WEST VIRGINIA RECORD

Friday, November 22, 2024

THEIR VIEW: Menis Ketchum doesn't cut the mustard

Cohen

Ketchum

By STEVE COHEN

CHARLESTON -- In his campaign for the West Virginia Supreme Court, about all that most voters could well know about Menis Ketchum is that his last name is similar to that of the red-colored sauce served with your burger and fries.

Seriously, his television ads say nothing else about him. Nothing more than he is a candidate for the highest court in the state and has a catchy name.

This is how our justices earn their seats on the bench? Are voters content to know anything more about him?

Like the fact that, as a 30-year TV advertising personal injury lawyer, Ketchum took more campaign cash in large contributions from personal injury lawyers than any other court candidate, and more than twice that of the next closest recipient of such money in the race.

Like the fact that he may have no real convictions.

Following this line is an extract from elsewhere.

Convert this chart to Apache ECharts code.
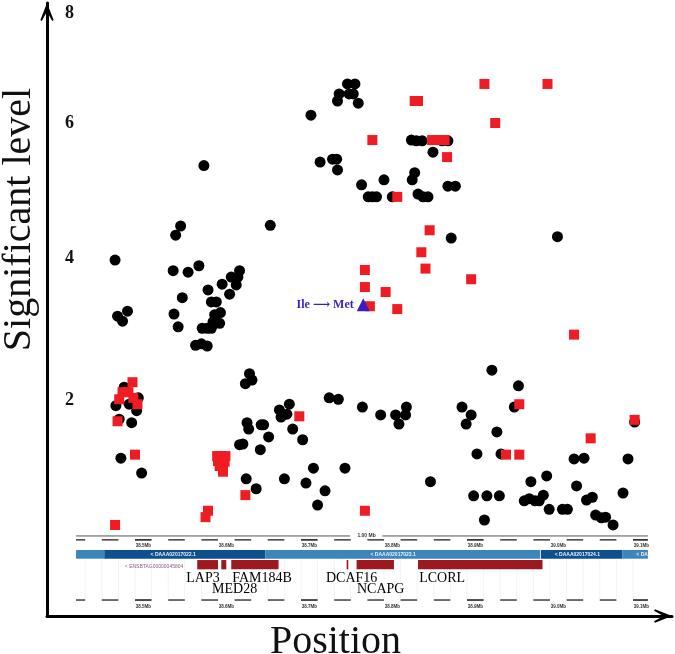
<!DOCTYPE html>
<html>
<head>
<meta charset="utf-8">
<style>html,body{margin:0;padding:0;background:#fff}#c{width:675px;height:654px}</style>
<script src="https://cdn.jsdelivr.net/npm/echarts@6/dist/echarts.min.js"></script>
</head>
<body>
<div id="c"></div>
<script>
const blackPoints = [
[38.653,4.46],[38.545,4.45],[38.539,4.32],[38.466,3.97],[38.536,3.82],[38.554,3.80],[38.567,3.89],[38.616,3.82],
[38.606,3.73],[38.614,3.73],[38.595,3.63],[38.612,3.62],[38.578,3.55],[38.604,3.49],[38.547,3.44],[38.582,3.38],
[38.588,3.38],[38.481,3.25],[38.469,3.18],[38.475,3.11],[38.537,3.21],[38.593,3.23],[38.586,3.20],[38.584,3.10],
[38.592,3.08],[38.542,3.03],[38.571,3.01],[38.577,3.01],[38.582,3.01],[38.563,2.77],[38.570,2.79],[38.577,2.76],
[38.702,6.01],[38.746,6.45],[38.755,6.45],[38.736,6.31],[38.748,6.31],[38.753,6.31],[38.734,6.21],[38.759,6.18],
[38.823,5.66],[38.829,5.65],[38.836,5.65],[38.860,5.65],[38.867,5.65],[38.849,5.49],[38.713,5.35],[38.728,5.39],
[38.733,5.39],[38.734,5.24],[38.827,5.20],[38.824,5.10],[38.790,5.10],[38.763,5.03],[38.867,5.01],[38.876,5.01],
[38.771,4.86],[38.776,4.86],[38.781,4.86],[38.800,4.86],[38.831,4.90],[38.837,4.86],[38.843,4.86],[38.573,5.30],
[38.999,4.30],[38.871,4.28],
[38.477,2.18],[38.494,2.03],[38.467,1.92],[38.483,1.94],[38.492,1.85],[38.471,1.73],[38.486,1.68],[38.473,1.18],[38.498,0.97],
[38.628,2.37],[38.631,2.28],[38.623,2.23],[38.676,1.94],[38.664,1.86],[38.673,1.80],[38.666,1.76],[38.625,1.68],
[38.627,1.59],[38.642,1.65],[38.645,1.65],[38.680,1.59],[38.651,1.48],[38.692,1.44],[38.616,1.37],[38.620,1.38],
[38.641,1.30],[38.724,2.03],[38.735,2.01],[38.764,1.90],[38.786,1.79],[38.804,1.79],[38.817,1.90],[38.816,1.79],
[38.808,1.66],[38.705,1.04],[38.743,1.04],[38.624,0.89],[38.670,0.89],[38.696,0.83],[38.636,0.75],[38.719,0.72],
[38.710,0.52],[38.846,0.85],
[38.920,2.42],[38.952,2.20],[38.884,1.90],[38.895,1.79],[38.889,1.66],[38.947,1.90],[38.926,1.55],[38.902,1.24],
[38.931,1.24],[39.019,1.17],[39.031,1.18],[39.084,1.17],[38.986,0.93],[38.967,0.85],[39.022,0.79],[39.092,1.69],
[38.898,0.65],[38.914,0.65],[38.929,0.65],[39.078,0.69],[38.982,0.66],[38.959,0.58],[38.965,0.61],[38.972,0.58],
[38.977,0.58],[38.989,0.46],[39.005,0.46],[39.011,0.46],[39.034,0.59],[39.041,0.63],[39.045,0.38],[39.052,0.34],
[39.057,0.35],[39.066,0.24],[38.911,0.31]
];
const redPoints = [
[38.487,2.25],[38.475,2.11],[38.482,2.11],[38.471,2.01],[38.488,2.03],[38.493,1.94],[38.469,1.70],[38.490,1.23],
[38.466,0.24],[38.578,0.44],[38.575,0.35],[38.594,1.21],[38.589,1.21],[38.599,1.21],[38.590,1.14],[38.598,1.13],
[38.592,1.07],[38.596,1.07],[38.596,0.99],[38.623,0.66],[38.688,1.77],[38.767,0.44],[38.953,1.94],[38.937,1.23],
[38.953,1.23],[39.039,1.46],[39.092,1.72],
[38.911,6.45],[38.987,6.45],[38.924,5.90],[38.827,6.21],[38.831,6.21],[38.776,5.66],[38.848,5.66],[38.855,5.66],
[38.863,5.66],[38.866,5.42],[38.806,4.86],[38.845,4.39],[38.835,4.08],[38.840,3.85],[38.895,3.70],[38.767,3.83],
[38.767,3.59],[38.792,3.52],[38.806,3.28],[38.773,3.32],[39.019,2.92]
];
const markerPoint = [[38.765,3.34]];
const markerText = "Ile \u27F6 Met";

const yTickValues = [2,4,5.89,7.45];
const yTickLabels = ["2","4","6","8"];
const xName = "Position";
const yName = "Significant level";

const genes = [
["LAP3",38.565,38.590],["MED28",38.594,38.600],["FAM184B",38.606,38.663],
["DCAF16",38.745,38.747],["NCAPG",38.757,38.802],["LCORL",38.831,38.981]
];
const geneLabels = [
["LAP3",38.572,0],["FAM184B",38.643,0],["MED28",38.610,1],
["DCAF16",38.751,0],["NCAPG",38.786,1],["LCORL",38.860,0]
];
const contigs = [
[38.419,38.453,0],[38.453,38.647,1],[38.647,38.978,0],[38.979,39.077,1],[39.077,39.108,0]
];
const contigLabels = [
["< DAAA02017022.1",38.536],["< DAAA02017023.1",38.801],["< DAAA02017024.1",39.023],["< DA",39.101]
];
const scaleSpan = [38.419,39.108];
const scaleGap = [38.749,38.788];
const scaleText = ["1.00 Mb",38.769];
const dashCenters = [38.42,38.46,38.5,38.54,38.58,38.62,38.66,38.7,38.74,38.78,38.82,38.86,38.9,38.94,38.98,39.02,39.06,39.1];
const mbTicks = [38.5,38.6,38.7,38.8,38.9,39.0,39.1];
const mbLabels = ["38.5Mb","38.6Mb","38.7Mb","38.8Mb","38.9Mb","39.0Mb","39.1Mb"];
const ensemblText = ["< ENSBTAG00000045804",38.513];

const SERIF = '"Liberation Serif","DejaVu Serif",serif';
const SANS = '"Liberation Sans","DejaVu Sans",sans-serif';

function renderTrack(params, api) {
  const kids = [];
  const X = v => api.coord([v, 0])[0];
  const Y = v => api.coord([38.5, v])[1];
  const seg = (x1, x2, l, w, c) => kids.push({type:'line', shape:{x1:X(x1),y1:Y(l),x2:X(x2),y2:Y(l)}, style:{stroke:c,lineWidth:w}});
  const txt = (s, x, l, size, c, font, weight) => kids.push({type:'text', x:X(x), y:Y(l), style:{text:s,fill:c,font:(weight||'normal')+' '+size+'px '+font,align:'center',verticalAlign:'middle'}});
  const rect = (x1, x2, l1, l2, c) => kids.push({type:'rect', shape:{x:X(x1),y:Y(l1),width:X(x2)-X(x1),height:Y(l2)-Y(l1)}, style:{fill:c}});

  dashCenters.forEach(c => {
    [c-0.01, c+0.01].forEach(e => {
      if (e >= scaleSpan[0] && e <= scaleSpan[1]) kids.push({type:'line', shape:{x1:X(e),y1:Y(-0.25),x2:X(e),y2:Y(-0.8)}, style:{stroke:'#f3f3f3',lineWidth:1}});
    });
  });
  seg(scaleSpan[0], scaleGap[0], 0.085, 1, '#555');
  seg(scaleGap[1], scaleSpan[1], 0.085, 1, '#555');
  txt(scaleText[0], scaleText[1], 0.085, 5, '#333', SANS, 'bold');
  [0.03,-0.817].forEach(l => dashCenters.forEach(c => {
    const major = mbTicks.some(m => Math.abs(m-c) < 1e-6);
    seg(Math.max(c-0.01, scaleSpan[0]), Math.min(c+0.01, scaleSpan[1]), l, major ? 1.6 : 1.3, '#222');
  }));
  [-0.055,-0.915].forEach(l => mbTicks.forEach((m,i) => txt(mbLabels[i], m, l, 4.5, '#333', SANS, 'bold')));
  contigs.forEach(c => rect(c[0], c[1], -0.113, -0.235, c[2] ? '#0e4f8f' : '#3c86bd'));
  contigLabels.forEach(c => txt(c[0], c[1], -0.174, 5, '#e8f1f8', SANS, 'bold'));
  genes.forEach(g => rect(g[1], g[2], -0.254, -0.385, '#9c1a1e'));
  txt(ensemblText[0], ensemblText[1], -0.35, 5, '#8a5a80', SANS);
  geneLabels.forEach(g => txt(g[0], g[1], g[2] ? -0.67 : -0.51, 14, '#000', SERIF));
  return {type:'group', children:kids};
}

const arrowHead = 'path://M7 0 L14 18 L12.5 19 L7 9 L1.5 19 L0 18 Z';
const chart = echarts.init(document.getElementById('c'));
chart.setOption({
  animation:false,
  backgroundColor:'#fff',
  grid:{left:47,right:3,top:3,bottom:38,outerBoundsMode:'none'},
  xAxis:{
    type:'value',min:38.384,max:39.137,
    name:xName,nameLocation:'middle',nameGap:6,
    nameTextStyle:{fontFamily:SERIF,fontSize:40,color:'#111',verticalAlign:'top',padding:[0,48,0,0]},
    axisLine:{onZero:false,symbol:['none',arrowHead],symbolSize:[14,18],symbolOffset:[0,-9],lineStyle:{color:'#000',width:3}},
    axisTick:{show:false},axisLabel:{show:false},splitLine:{show:false}
  },
  yAxis:{
    type:'value',min:-1.042,max:7.59,
    name:yName,nameLocation:'middle',nameGap:7,
    nameTextStyle:{fontFamily:SERIF,fontSize:40,color:'#111',padding:[0,0,0,180]},
    axisLine:{onZero:false,symbol:['none',arrowHead],symbolSize:[14,18],symbolOffset:[0,-9],lineStyle:{color:'#000',width:3}},
    axisTick:{show:false},splitLine:{show:false},
    axisLabel:{inside:true,margin:18,customValues:yTickValues,
      formatter:v=>yTickLabels[yTickValues.indexOf(v)],
      fontFamily:SERIF,fontWeight:'bold',fontSize:18,color:'#111'}
  },
  series:[
    {type:'custom',silent:true,data:[[38.5,0]],renderItem:renderTrack,clip:false,z:1},
    {type:'scatter',name:'Black',data:blackPoints,symbol:'circle',symbolSize:11,itemStyle:{color:'#000',opacity:1},z:2},
    {type:'scatter',name:'Red',data:redPoints,symbol:'rect',symbolSize:10,itemStyle:{color:'#f01c24',opacity:1},z:3},
    {type:'scatter',name:'Marker',data:markerPoint,symbol:'triangle',symbolSize:13,itemStyle:{color:'#3a1fc0',opacity:1},z:4,
      label:{show:true,position:'left',distance:3,formatter:markerText,color:'#3a1fc0',fontFamily:SERIF,fontWeight:'bold',fontSize:12}}
  ]
});
</script>
</body>
</html>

Take, for instance, his telling a Charleston newspaper that he thinks lawyer advertising on TV is "awful," that the ads have turned lawyers into "used car salesmen," even though he hustles personal injury lawsuit clients on the tube because "Charleston lawyers are taking my business," and besides "I have to eat."

Like the fact that facts don't always matter. He told the Associated Press he argued more cases before the Supreme Court than all but one other lawyer, yet research showed that was a gross exaggeration. He told a business group this summer that more than half of his clients before the Supreme Court were defendants, "for business." In reality, less than a third have been, and a majority have been on the plaintiff side.

How confused voters must be that Ketchum said vacation photos of the Chief Justice threaten the integrity of the court," but later he said release of the pictures "doesn't bother me."

What are voters to think when he tells a medical group his judicial philosophy is "conservative," but tells a statewide newspaper it is "moderate."

Surely the electorate is perplexed over Menis Ketchum's conflicting explanations for a litany of phone calls early in the campaign between him and "his friend" Justice Larry Starcher.

And on the subject of television ads, remember the spots Ketchum ran in the primary featuring uniformed police officers? When informed they were illegal he, a judicial candidate, said he "didn't know the law," and vowed to yank them, yet they continued to air.

At least his latest spots steer clear of legal issues that, heaven forbid, might matter to West Virginia voters in choosing a Supreme Court justice. Instead West Virginians are portrayed as being so simple as to only understand that Ketchum sounds like the name of a common sauce.

But on Election Day it may well be the verdict of Mountain State voters that we are not simple dunderheads.

Cohen is exeutive director of West Virginia Citizens Against Lawsuit Abuse, www.wvcala.com.